Wednesday, May 16, 2012

A non-bloody blood iris

Species name: Iris sanguinea

Common name: Blood iris

Location: Ontario

This species of Iris is native to eastern Asia (China, Mongolia, Russia and Japan) and, like it's Yellow Flag cousin, enjoys having it's "feet wet" in damp soil and grows well as an aquatic plant. Since the flowers are a vivid purple, one can guess (and would be correct in that guess) that the most popular pollinators of the blood iris are bumble bees. Unlike it's yellow cousin, it cannot fully tolerate the "true" conditions of a bog (it will grow happily for a while, but it's not a good competitor) where the water is about pH 4.0. It requires only slightly more alkaline water and/or soil at a pH of at least 5.0 (up to pH 6.5).

Gardeners would describe this plant as being "prolific," which should suggest its invasive nature when conditions are optimal. The blood iris reproduces equally well from seeds and from the uprooting and disturbance of its rhizomes, which can re-root themselves into the ground and produce new plants. Merely pulling the plant out of the ground (which is actually incredibly easy) and throwing it onto a trash pile will grow a new patch of blood iris.

One of the attractions of this plant as a flowering plant for the garden is its late flowering time, depending on your location. In my garden this plant usually flowers from the end of May to the beginning of July, which is actually quite late as far as "spring flowers" go. As with other irises, all parts of this plant should be treated as toxic and this plant should not be consumed in any capacity.

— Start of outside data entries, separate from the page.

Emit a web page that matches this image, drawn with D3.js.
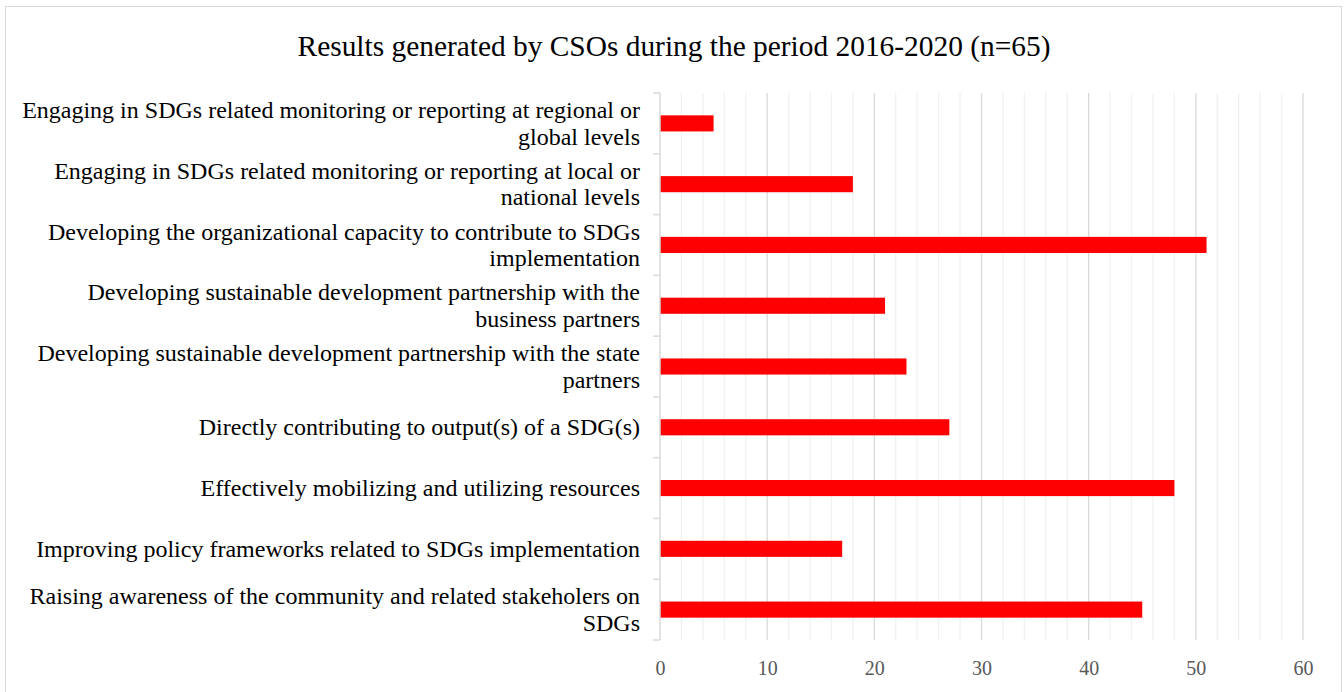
<!DOCTYPE html>
<html>
<head>
<meta charset="utf-8">
<script src="https://cdn.jsdelivr.net/npm/d3@7"></script>
<style>
  html, body { margin: 0; padding: 0; background: #ffffff; }
  svg { display: block; }
</style>
</head>
<body>
<svg id="chart" width="1344" height="692"></svg>
<script>
// Result categories, top to bottom, with their label line breaks
const categories = [
  ["Engaging in SDGs related monitoring or reporting at regional or", "global levels"],
  ["Engaging in SDGs related monitoring or reporting at local or", "national levels"],
  ["Developing the organizational capacity to contribute to SDGs", "implementation"],
  ["Developing sustainable development partnership with the", "business partners"],
  ["Developing sustainable development partnership with the state", "partners"],
  ["Directly contributing to output(s) of a SDG(s)"],
  ["Effectively mobilizing and utilizing resources"],
  ["Improving policy frameworks related to SDGs implementation"],
  ["Raising awareness of the community and related stakeholers on", "SDGs"]
];
// Number of CSOs reporting each result
const counts = [5, 18, 51, 21, 23, 27, 48, 17, 45];
const xTicks = [0, 10, 20, 30, 40, 50, 60];
const minorTicks = d3.range(0, 61, 2);
const titleText = "Results generated by CSOs during the period 2016-2020 (n=65)";

const svg = d3.select("#chart");
const plot = { left: 660, right: 1303, top: 93, bottom: 640 };
const serif = "'Liberation Serif', 'Times New Roman', serif";

// Chart frame
svg.append("rect")
  .attr("x", 5.5).attr("y", 6.5)
  .attr("width", 1336).attr("height", 700)
  .attr("fill", "#ffffff")
  .attr("stroke", "#d9d9d9").attr("stroke-width", 1);

const x = d3.scaleLinear().domain([0, 60]).range([plot.left, plot.right]);
const y = d3.scaleBand()
  .domain(d3.range(categories.length))
  .range([plot.top, plot.bottom])
  .paddingInner(0.735).paddingOuter(0.3675);
const yOuter = d3.scaleBand()
  .domain(d3.range(categories.length))
  .range([plot.top, plot.bottom]);

// Minor gridlines every 2
svg.append("g")
  .selectAll("line")
  .data(minorTicks.filter(d => d % 10 !== 0))
  .join("line")
  .attr("x1", d => x(d)).attr("x2", d => x(d))
  .attr("y1", plot.top).attr("y2", plot.bottom)
  .attr("stroke", "#f0f0f0").attr("stroke-width", 1.3);

// Major gridlines every 10
svg.append("g")
  .selectAll("line")
  .data(xTicks.filter(d => d !== 0))
  .join("line")
  .attr("x1", d => x(d)).attr("x2", d => x(d))
  .attr("y1", plot.top).attr("y2", plot.bottom)
  .attr("stroke", "#d9d9d9").attr("stroke-width", 1.3);

// Bars
svg.append("g")
  .selectAll("rect")
  .data(counts)
  .join("rect")
  .attr("x", x(0))
  .attr("y", (d, i) => y(i))
  .attr("width", d => x(d) - x(0))
  .attr("height", y.bandwidth())
  .attr("fill", "#ff0000");

// Category axis (line with outward ticks at band boundaries)
const yAxis = svg.append("g");
yAxis.append("line")
  .attr("x1", plot.left).attr("x2", plot.left)
  .attr("y1", plot.top).attr("y2", plot.bottom)
  .attr("stroke", "#d9d9d9").attr("stroke-width", 1.5);
const boundaries = d3.range(categories.length).map(i => yOuter(i)).concat([plot.bottom]);
yAxis.selectAll("line.tick")
  .data(boundaries)
  .join("line")
  .attr("class", "tick")
  .attr("x1", plot.left - 7).attr("x2", plot.left)
  .attr("y1", d => d).attr("y2", d => d)
  .attr("stroke", "#d9d9d9").attr("stroke-width", 1.5);

// Category labels
const lineH = 26.5;
const labels = svg.append("g")
  .attr("font-family", serif).attr("font-size", 24).attr("fill", "#000000")
  .attr("text-anchor", "end");
categories.forEach((lines, i) => {
  const cy = yOuter(i) + yOuter.bandwidth() / 2;
  const t = labels.append("text")
    .attr("x", 640)
    .attr("y", cy - (lines.length - 1) * lineH / 2);
  lines.forEach((ln, j) => {
    t.append("tspan").attr("x", 640).attr("dy", j === 0 ? "0.33em" : lineH).text(ln);
  });
});

// Value axis labels
const xAxis = svg.append("g")
  .attr("transform", `translate(0,${plot.bottom})`)
  .call(d3.axisBottom(x).tickValues(xTicks).tickSize(0).tickPadding(21));
xAxis.select(".domain").remove();
xAxis.selectAll("text")
  .attr("font-family", serif).attr("font-size", 20).attr("fill", "#595959");

// Title
svg.append("text")
  .attr("x", 674).attr("y", 56)
  .attr("text-anchor", "middle")
  .attr("font-family", serif).attr("font-size", 29.4).attr("fill", "#000000")
  .text(titleText);
</script>
</body>
</html>
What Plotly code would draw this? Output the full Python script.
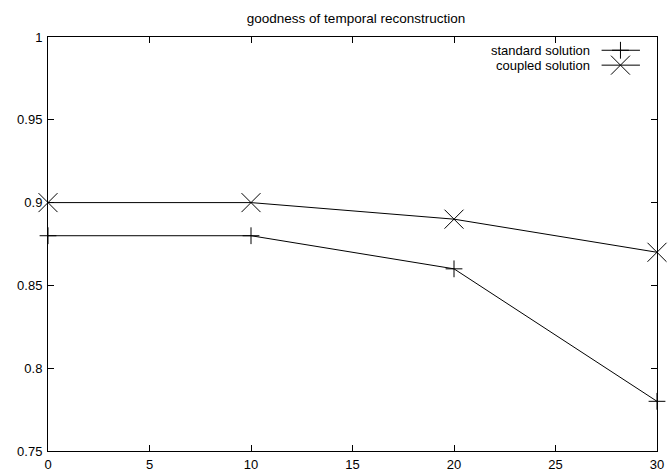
import plotly.graph_objects as go

x_vals = [0, 10, 20, 30]
standard = [0.88, 0.88, 0.86, 0.78]
coupled = [0.90, 0.90, 0.89, 0.87]
series_names = ["standard solution", "coupled solution"]
x_ticks = [0, 5, 10, 15, 20, 25, 30]
y_ticks = [0.75, 0.8, 0.85, 0.9, 0.95, 1]
y_tick_text = ["0.75", "0.8", "0.85", "0.9", "0.95", "1"]

FONT = "Liberation Sans, Arial, Helvetica, sans-serif"
line_style = dict(color="black", width=1)
plus_marker = dict(symbol="cross-thin-open", size=12, line=dict(color="black", width=1), color="black")
x_marker = dict(symbol="x-thin-open", size=19, line=dict(color="black", width=1), color="black")

fig = go.Figure()
fig.add_trace(go.Scatter(
    x=x_vals, y=standard, mode="lines+markers", name=series_names[0],
    line=line_style, marker=plus_marker, cliponaxis=False, showlegend=False))
fig.add_trace(go.Scatter(
    x=x_vals, y=coupled, mode="lines+markers", name=series_names[1],
    line=line_style, marker=x_marker, cliponaxis=False, showlegend=False))

# gnuplot-style legend (text left of sample) on an overlay axis in plot-fraction units
leg_y = [0.968, 0.932]
leg_markers = [plus_marker, x_marker]
for i, nm in enumerate(series_names):
    fig.add_trace(go.Scatter(
        x=[0.909, 0.972], y=[leg_y[i], leg_y[i]], xaxis="x2", yaxis="y2",
        mode="lines", line=line_style, showlegend=False, hoverinfo="skip"))
    fig.add_trace(go.Scatter(
        x=[0.940], y=[leg_y[i]], xaxis="x2", yaxis="y2",
        mode="markers", marker=leg_markers[i],
        showlegend=False, hoverinfo="skip"))
    fig.add_annotation(
        x=0.893, y=leg_y[i], xref="x2", yref="y2", text=nm, showarrow=False,
        xanchor="right", yanchor="middle", font=dict(family=FONT, size=13, color="black"))

axis_common = dict(
    showline=True, linecolor="black", linewidth=1, mirror="allticks",
    ticks="inside", ticklen=6, tickcolor="black", tickwidth=1,
    showgrid=False, zeroline=False,
    tickfont=dict(family=FONT, size=13, color="black"),
)

fig.update_layout(
    width=668, height=476,
    margin=dict(l=48, r=4, t=37, b=22),
    paper_bgcolor="white", plot_bgcolor="white",
    title=dict(text="goodness of temporal reconstruction", x=356 / 668, xanchor="center",
               y=1 - 18 / 476, yanchor="middle",
               font=dict(family=FONT, size=13.5, color="black")),
    xaxis=dict(range=[0, 30], tickvals=x_ticks, ticklabelstandoff=1,
               ticklabeloverflow="allow", **axis_common),
    yaxis=dict(range=[0.75, 1], tickvals=y_ticks, ticktext=y_tick_text,
               ticklabelstandoff=2, **axis_common),
    xaxis2=dict(range=[0, 1], overlaying="x", visible=False, fixedrange=True),
    yaxis2=dict(range=[0, 1], overlaying="y", visible=False, fixedrange=True),
    showlegend=False,
)

fig.write_html("out.html")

  1. Cool blog! And yay Ontario :)
    (Found you through the nurse k forum drama).
    - A Canadian GP

  2. Thanks for the comment, and I'm glad you like it!
    Thankfully, my blog is drama-free (so far) and I don't see that changing any time soon based on the type of material I blog about :)

  3. Haha, yeah this is much more tame :). It's cool to see your pictures and descriptions of plants that I see while jogging (southern Ontario). I'm learning!
    - A Canadian GP

  4. That's great to hear!
    My secret mission is working... :)

  5. Down here in Maryland I walk along the road through a small woodland area and pass quite a few Morning Lillies. At least that's what my brother calls them. The flower looks similar to this except it is orange. The ground in which it grows would be considered wetland if someone wanted to develop it. Fortunately it is privately owned and the owners are allowing nature to take hold along their fence line.